Whitespace (clear space) rules serve the same purpose. Define a minimum clear space around your logo — typically equal to the cap height of your wordmark — and enforce it consistently. Logos that get crammed into tight spaces, layered over busy photographs, or scaled below minimum size all lose their authority.
The Multi-Context Stress Test
Before considering a logo finished, run it through every real-world context it will actually appear in:
- Digital: website header, mobile menu icon, email signature, social media profile photo (often circular-cropped)
- Print: business card, letterhead, packaging, signage
- Applied: embroidery, engraving, single-color stamp, embossing
The most common failure point is the social media profile photo. Most logos are horizontal — brand symbol on the left, wordmark on the right. That horizontal format gets destroyed when cropped to a small square or circle. A strong logo system includes a secondary mark: just the symbol, or just the initials, designed to work in a square format at small sizes.

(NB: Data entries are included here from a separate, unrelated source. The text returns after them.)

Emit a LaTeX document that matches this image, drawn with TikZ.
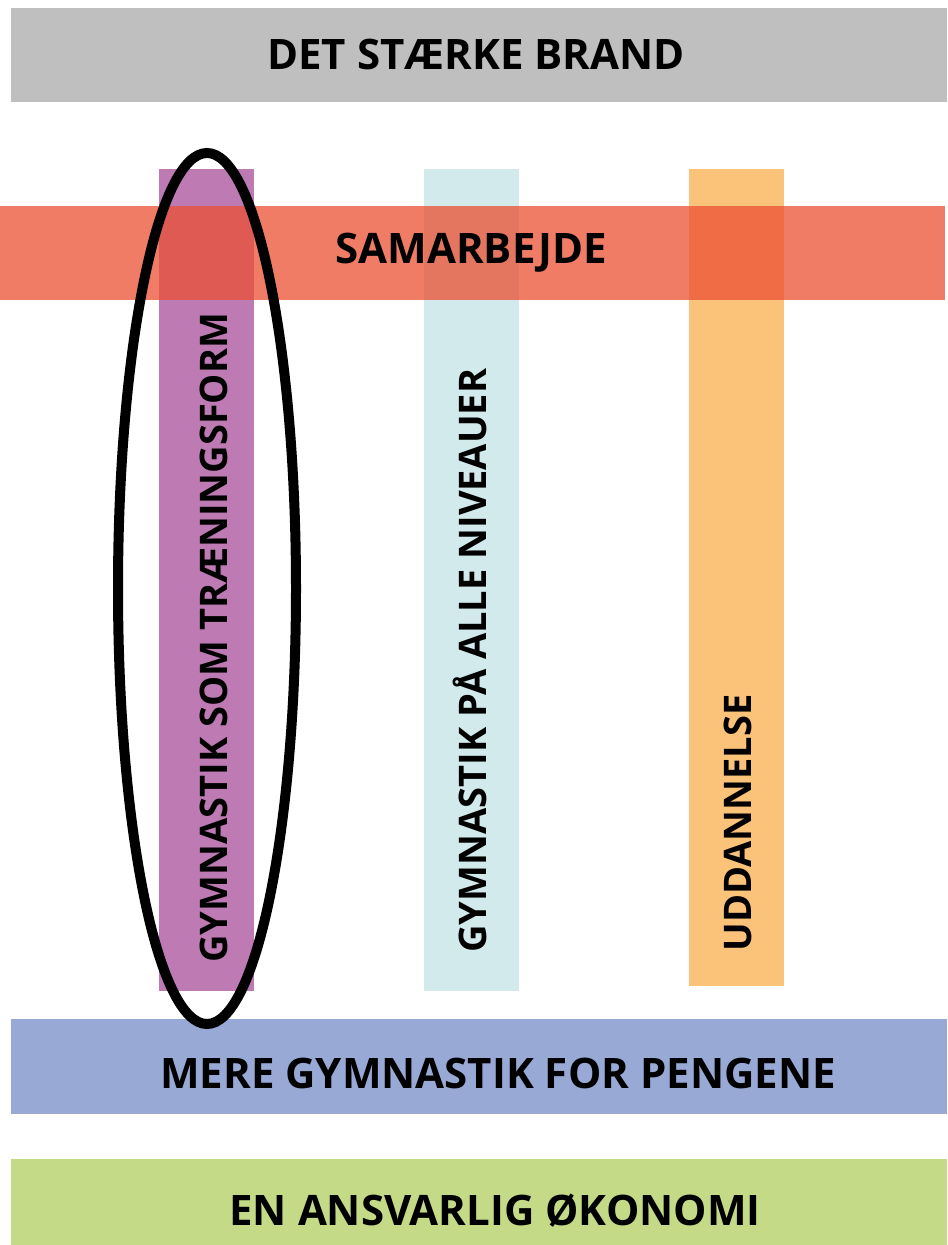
\documentclass[tikz,border=0pt]{standalone}
\usepackage{fontspec}
\setmainfont{Open Sans}
\usepackage{tikz}
\usetikzlibrary{shapes.geometric}
\definecolor{graa}{RGB}{191,191,191}
\definecolor{roed}{RGB}{235,80,50}
\definecolor{lilla}{RGB}{189,122,179}
\definecolor{turkis}{RGB}{210,234,236}
\definecolor{orange}{RGB}{251,194,122}
\definecolor{blaa}{RGB}{152,169,214}
\definecolor{groen}{RGB}{196,218,135}
\tikzset{bar/.style = {shape=rectangle,inner sep=0pt,minimum width=468pt,minimum height=47pt}}
\tikzset{column/.style = {shape=rectangle,inner sep=0pt,minimum width=47.5pt,minimum height=411pt}}
\tikzset{bartext/.style = {font=\bfseries\fontsize{21}{25}\selectfont,text height=15pt,text depth=0pt,inner sep=0pt}}
\tikzset{coltext/.style = {bartext,font=\bfseries\fontsize{19}{23}\selectfont,text height=13.5pt,rotate=90,anchor=west}}
\tikzset{ring/.style = {shape=ellipse,draw,line width=5pt,minimum width=89pt,minimum height=435.5pt,inner sep=0pt}}

\begin{document}
\begin{tikzpicture}[x=0.5pt,y=-0.5pt]
\useasboundingbox (0,0) rectangle (947,1245);
% columns
\node[column,fill=lilla] (c1) at (206.5,580) {};
\node[column,fill=turkis] (c2) at (471.5,580) {};
\node[column,fill=orange,minimum height=408.5pt] (c3) at (736.5,577.5) {};
% bars
\node[bar,fill=graa] (b1) at (479,55) {};
\node[bar,fill=roed,fill opacity=0.75,minimum width=472.5pt] (b2) at (472.5,253) {};
\node[bar,fill=blaa,minimum height=47.5pt] (b3) at (479,1066.5) {};
\node[bar,fill=groen,minimum height=43pt] (b4) at (479,1202) {};
% texts
\node[bartext] (t1) at (476,55) {DET STÆRKE BRAND};
\node[bartext] (t2) at (471,249) {SAMARBEJDE};
\node[bartext] (t3) at (498,1073) {MERE GYMNASTIK FOR PENGENE};
\node[bartext] (t4) at (495,1210) {EN ANSVARLIG ØKONOMI};
\node[coltext] (v1) at (214,963) {GYMNASTIK SOM TRÆNINGSFORM};
\node[coltext] (v2) at (472.5,953) {GYMNASTIK PÅ ALLE NIVEAUER};
\node[coltext] (v3) at (737.5,952) {UDDANNELSE};
% ring
\node[ring] (r) at (207,588.5) {};
\end{tikzpicture}
\end{document}
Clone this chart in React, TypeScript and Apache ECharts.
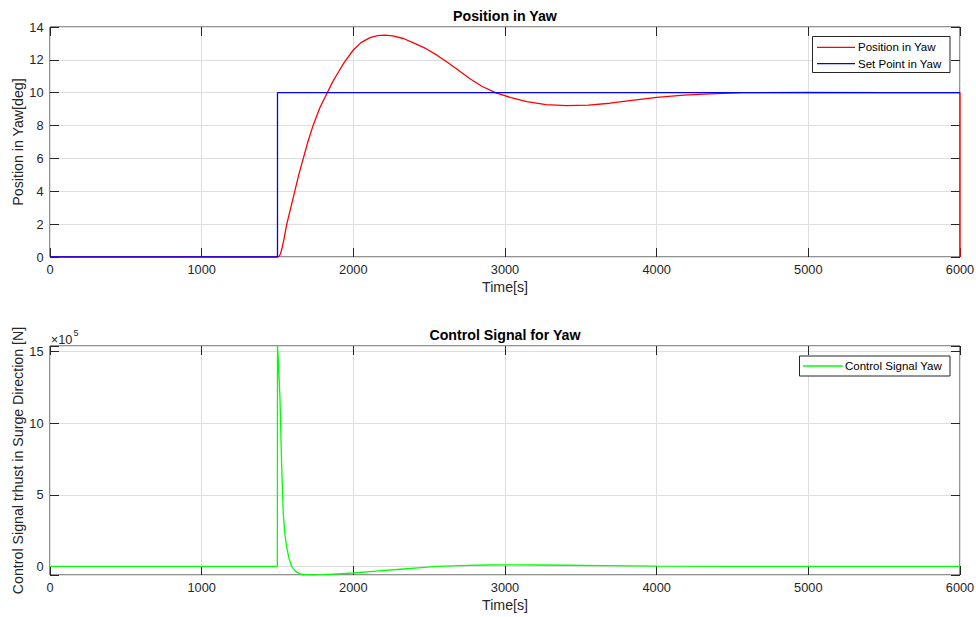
import React, { useEffect, useRef } from "react";
import * as echarts from "echarts";

// ---- data ----
const setPointTime = [0, 1500, 1500, 6000];
const setPointValue = [0, 0, 10, 10];

const yawTime = [
  0, 1500, 1510, 1520, 1530, 1545, 1560, 1590, 1615, 1640, 1670, 1700, 1736, 1780,
  1828, 1860, 1890, 1940, 2000, 2050, 2110, 2160, 2209, 2260, 2330, 2400, 2480,
  2549, 2620, 2700, 2769, 2850, 2945, 3040, 3143, 3270, 3406, 3550, 3692, 3850,
  4000, 4180, 4351, 4570, 5000, 5500, 6000, 6000,
];
const yawValue = [
  0, 0, 0.03, 0.2, 0.55, 1.2, 1.95, 3.1, 4.04, 5.0, 6.0, 7.0, 8.04, 9.1,
  10.0, 10.6, 11.08, 11.85, 12.6, 13.05, 13.35, 13.48, 13.51, 13.46, 13.3, 13.02, 12.68,
  12.3, 11.85, 11.32, 10.85, 10.38, 9.98, 9.7, 9.46, 9.28, 9.21, 9.25, 9.36, 9.55,
  9.72, 9.85, 9.93, 10.0, 10.02, 10.0, 10.0, 0,
];

const controlTime = [
  0, 1499, 1500, 1505, 1516, 1527, 1538, 1548, 1560, 1575, 1593, 1620, 1648, 1690,
  1736, 1800, 1900, 2000, 2150, 2330, 2450, 2549, 2700, 2879, 3050, 3209, 3400,
  3648, 4000, 4500, 5000, 6000,
];
const controlValue = [
  0, 0, 1540000, 1450000, 1185000, 720000, 370000, 230000, 140000, 60000, 0, -35000,
  -53000, -59000, -60000, -58000, -52000, -46000, -33000, -18000, -8000, 0, 6000,
  10000, 11000, 10000, 8000, 5000, 2000, 500, 0, 0,
];

const xTickInterval = 1000;
const xMin = 0;
const xMax = 6000;
const yawMin = 0;
const yawMax = 14;
const yawInterval = 2;
const ctrlMin = -60000;
const ctrlMax = 1540000;

const zip = (a: number[], b: number[]) => a.map((v, i) => [v, b[i]]);

const FONT = "'Liberation Sans', Arial, Helvetica, sans-serif";
const AX = "#262626";
const GRIDC = "#dedede";

function xAxisCfg(gridIndex: number, position: "bottom" | "top", main: boolean) {
  return {
    type: "value",
    gridIndex,
    position,
    min: xMin,
    max: xMax,
    interval: xTickInterval,
    name: main ? "Time[s]" : "",
    nameLocation: "middle",
    nameGap: 23,
    nameMoveOverlap: false,
    nameTextStyle: { fontFamily: FONT, fontSize: 14.2, color: AX },
    axisLine: { show: false, onZero: false },
    axisTick: { show: true, inside: true, length: 9, lineStyle: { color: AX, width: 1 } },
    axisLabel: {
      show: main,
      margin: 6,
      fontFamily: FONT,
      fontSize: 12.8,
      color: AX,
      formatter: (v: number) => String(v),
    },
    splitLine: { show: main, lineStyle: { color: GRIDC, width: 1 } },
  };
}

export default function App() {
  const ref = useRef<HTMLDivElement>(null);

  useEffect(() => {
    if (!ref.current) return;
    document.body.style.margin = "0";
    const chart = echarts.init(ref.current, undefined, { renderer: "svg" });

    const yTick = () => ({ show: true, inside: true, length: 9, lineStyle: { color: AX, width: 1 } });
    const yLabel = { margin: 6.5, fontFamily: FONT, fontSize: 12.8, color: AX };
    const ctrlFormatter = (v: number) =>
      Math.abs(v % 500000) < 1 ? String(Math.round(v / 100000)) : "";

    const option: any = {
      animation: false,
      backgroundColor: "#ffffff",
      title: [
        {
          text: "Position in Yaw",
          left: 505,
          top: 8.7,
          textAlign: "center",
          padding: 0,
          textStyle: { fontFamily: FONT, fontSize: 14.2, fontWeight: "bold", color: "#000" },
        },
        {
          text: "Control Signal for Yaw",
          left: 505,
          top: 327.7,
          textAlign: "center",
          padding: 0,
          textStyle: { fontFamily: FONT, fontSize: 14.2, fontWeight: "bold", color: "#000" },
        },
      ],
      grid: [
        {
          left: 50, top: 27, width: 910, height: 230,
          show: true, borderColor: AX, borderWidth: 1, backgroundColor: "#fff",
          containLabel: false, outerBoundsMode: "none",
        },
        {
          left: 50, top: 346, width: 910, height: 229,
          show: true, borderColor: AX, borderWidth: 1, backgroundColor: "#fff",
          containLabel: false, outerBoundsMode: "none",
        },
      ],
      xAxis: [
        xAxisCfg(0, "bottom", true),
        xAxisCfg(0, "top", false),
        xAxisCfg(1, "bottom", true),
        xAxisCfg(1, "top", false),
      ],
      yAxis: [
        {
          type: "value", gridIndex: 0, position: "left",
          min: yawMin, max: yawMax, interval: yawInterval,
          name: "Position in Yaw[deg]", nameLocation: "middle", nameRotate: 90, nameGap: 25,
          nameMoveOverlap: false,
          nameTextStyle: { fontFamily: FONT, fontSize: 14.2, color: AX },
          axisLine: { show: false, onZero: false }, axisTick: yTick(), axisLabel: yLabel,
          splitLine: { show: true, lineStyle: { color: GRIDC, width: 1 } },
        },
        {
          type: "value", gridIndex: 0, position: "right",
          min: yawMin, max: yawMax, interval: yawInterval,
          axisLine: { show: false, onZero: false }, axisTick: yTick(), axisLabel: { show: false },
          splitLine: { show: false },
        },
        {
          type: "value", gridIndex: 1, position: "left",
          min: ctrlMin, max: ctrlMax, splitNumber: 3,
          name: "Control Signal trhust in Surge Direction [N]", nameLocation: "middle",
          nameRotate: 90, nameGap: 25, nameMoveOverlap: false,
          nameTextStyle: { fontFamily: FONT, fontSize: 14.2, color: AX },
          axisLine: { show: false, onZero: false }, axisTick: yTick(),
          axisLabel: { ...yLabel, formatter: ctrlFormatter },
          splitLine: { show: true, lineStyle: { color: GRIDC, width: 1 } },
        },
        {
          type: "value", gridIndex: 1, position: "right",
          min: ctrlMin, max: ctrlMax, splitNumber: 3,
          axisLine: { show: false, onZero: false }, axisTick: yTick(), axisLabel: { show: false },
          splitLine: { show: false },
        },
      ],
      series: [
        {
          name: "Position in Yaw", type: "line", xAxisIndex: 0, yAxisIndex: 0,
          data: zip(yawTime, yawValue), symbol: "none", showSymbol: false,
          lineStyle: { color: "#ff0000", width: 1.3 }, itemStyle: { color: "#ff0000" },
          emphasis: { disabled: true },
        },
        {
          name: "Set Point in Yaw", type: "line", xAxisIndex: 0, yAxisIndex: 0,
          data: zip(setPointTime, setPointValue), symbol: "none", showSymbol: false,
          lineStyle: { color: "#0000ff", width: 1.3 }, itemStyle: { color: "#0000ff" },
          emphasis: { disabled: true },
        },
        {
          name: "Control Signal Yaw", type: "line", xAxisIndex: 2, yAxisIndex: 2,
          data: zip(controlTime, controlValue), symbol: "none", showSymbol: false,
          lineStyle: { color: "#00ff00", width: 1.3 }, itemStyle: { color: "#00ff00" },
          emphasis: { disabled: true },
        },
      ],
      graphic: [
        {
          type: "text", x: 50.7, y: 339.5, z: 100,
          style: { text: "×10", fontFamily: FONT, fontSize: 12.8, fill: AX, align: "left", verticalAlign: "middle" },
        },
        {
          type: "text", x: 73.5, y: 333.3, z: 100,
          style: { text: "5", fontFamily: FONT, fontSize: 9, fill: AX, align: "left", verticalAlign: "middle" },
        },
        {
          type: "rect", z: 100,
          shape: { x: 812.5, y: 36.5, width: 137.5, height: 36 },
          style: { fill: "#fff", stroke: AX, lineWidth: 1 },
        },
        {
          type: "line", z: 101,
          shape: { x1: 817, y1: 47.3, x2: 855, y2: 47.3 },
          style: { stroke: "#ff0000", lineWidth: 1.3 },
        },
        {
          type: "text", x: 858, y: 47.3, z: 101,
          style: { text: "Position in Yaw", fontFamily: FONT, fontSize: 11.5, fill: "#000", align: "left", verticalAlign: "middle" },
        },
        {
          type: "line", z: 101,
          shape: { x1: 817, y1: 63.7, x2: 855, y2: 63.7 },
          style: { stroke: "#0000ff", lineWidth: 1.3 },
        },
        {
          type: "text", x: 858, y: 63.7, z: 101,
          style: { text: "Set Point in Yaw", fontFamily: FONT, fontSize: 11.5, fill: "#000", align: "left", verticalAlign: "middle" },
        },
        {
          type: "rect", z: 100,
          shape: { x: 799.5, y: 356, width: 150.5, height: 20 },
          style: { fill: "#fff", stroke: AX, lineWidth: 1 },
        },
        {
          type: "line", z: 101,
          shape: { x1: 803, y1: 366, x2: 842.7, y2: 366 },
          style: { stroke: "#00ff00", lineWidth: 1.3 },
        },
        {
          type: "text", x: 845, y: 366, z: 101,
          style: { text: "Control Signal Yaw", fontFamily: FONT, fontSize: 11.5, fill: "#000", align: "left", verticalAlign: "middle" },
        },
      ],
    };

    chart.setOption(option);
    return () => chart.dispose();
  }, []);

  return (
    <div
      ref={ref}
      style={{ position: "absolute", left: 0, top: 0, width: 976, height: 617 }}
    />
  );
}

This isn't extra work — it's the difference between a logo system and a single-use graphic.
What "Timeless" Actually Means
Timeless doesn't mean boring. It means the design choices are based on structural principles rather than current trends. Trends have a half-life of roughly three to five years. The geometric principles underlying effective logos have been consistent for over a century.
Avoid these trend-dependent choices that reliably date logos:
- Gradient fills and drop shadows (felt modern in 2005, felt modern again in 2018, will feel dated again)
- Ultra-thin letterforms (illegible at small sizes, trend-dependent)
- Overly complex illustrations (don't scale, can't be embroidered)
- Skeuomorphic effects — 3D bevels, reflections, textures
Invest in these structural choices that don't age:
- Clear geometric construction
- Deliberate negative space
- Functional color (works in black and white first)
- Appropriate, well-spaced typography
- Strong proportion hierarchy
The goal is a logo that looks like it was made with purpose — not like it was made last year.